GadaaLabs
Data Science Fundamentals — From Theory to Production Models
Lesson 6

Unsupervised Learning — Clustering & Dimensionality Reduction

24 min

Unsupervised learning operates without labels. Instead of predicting a target, it discovers structure — natural groupings, latent dimensions, anomalies, and compressed representations. These are not convenience tools for when labels are unavailable; they are often the most revealing analyses in a project. Customer segmentation, anomaly detection, feature compression, and data exploration all depend on unsupervised methods used correctly.

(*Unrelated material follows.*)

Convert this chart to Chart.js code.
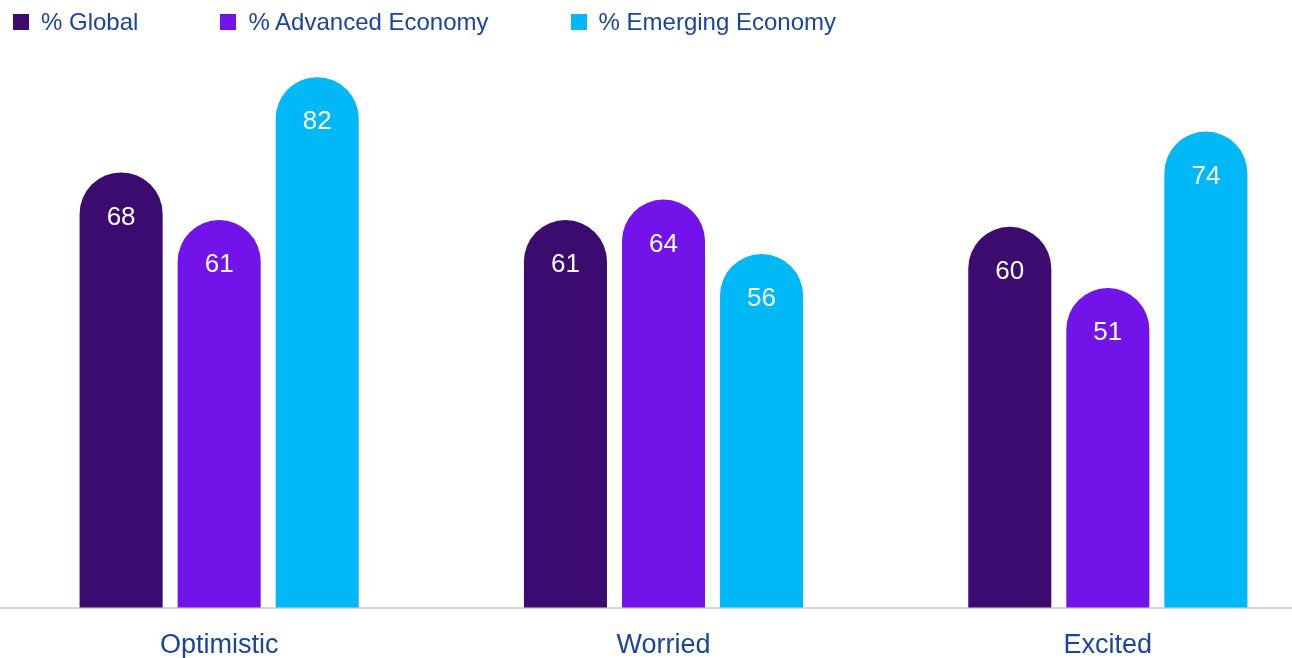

K-Means: Lloyd's Algorithm

K-Means partitions n data points into k clusters by minimising the within-cluster sum of squares (inertia):

inertia = sum over clusters c, sum over points x in c of ||x - mu_c||^2

where mu_c is the centroid of cluster c.

Lloyd's algorithm (the standard K-Means procedure):

  1. Initialise k centroids (randomly or with K-Means++ heuristic)
  2. Assign each point to its nearest centroid (E step)
  3. Recompute each centroid as the mean of its assigned points (M step)
  4. Repeat steps 2-3 until assignments no longer change

This converges to a local minimum — not necessarily the global minimum — so multiple restarts (n_init) are essential.

python
import numpy as np
import pandas as pd
import matplotlib.pyplot as plt
from sklearn.cluster import (KMeans, MiniBatchKMeans, DBSCAN,
                              AgglomerativeClustering)
from sklearn.mixture import GaussianMixture
from sklearn.decomposition import PCA
from sklearn.manifold import TSNE
from sklearn.preprocessing import StandardScaler
from sklearn.metrics import silhouette_score, silhouette_samples
from sklearn.datasets import make_blobs, make_moons
from scipy.cluster.hierarchy import dendrogram, linkage
import warnings
warnings.filterwarnings('ignore')

rng = np.random.default_rng(42)

# Synthetic customer dataset for segmentation
n_customers = 2000
# True 4-cluster structure with different scales
X_cust, y_true = make_blobs(
    n_samples=n_customers, centers=4,
    cluster_std=[1.2, 0.8, 1.5, 1.0],
    random_state=42
)
# Add two extra features with noise
X_cust = np.hstack([
    X_cust,
    rng.normal(0, 1, (n_customers, 3))  # Irrelevant features
])

scaler = StandardScaler()
X_scaled = scaler.fit_transform(X_cust)

print(f"Dataset: {X_cust.shape[0]} customers, {X_cust.shape[1]} features")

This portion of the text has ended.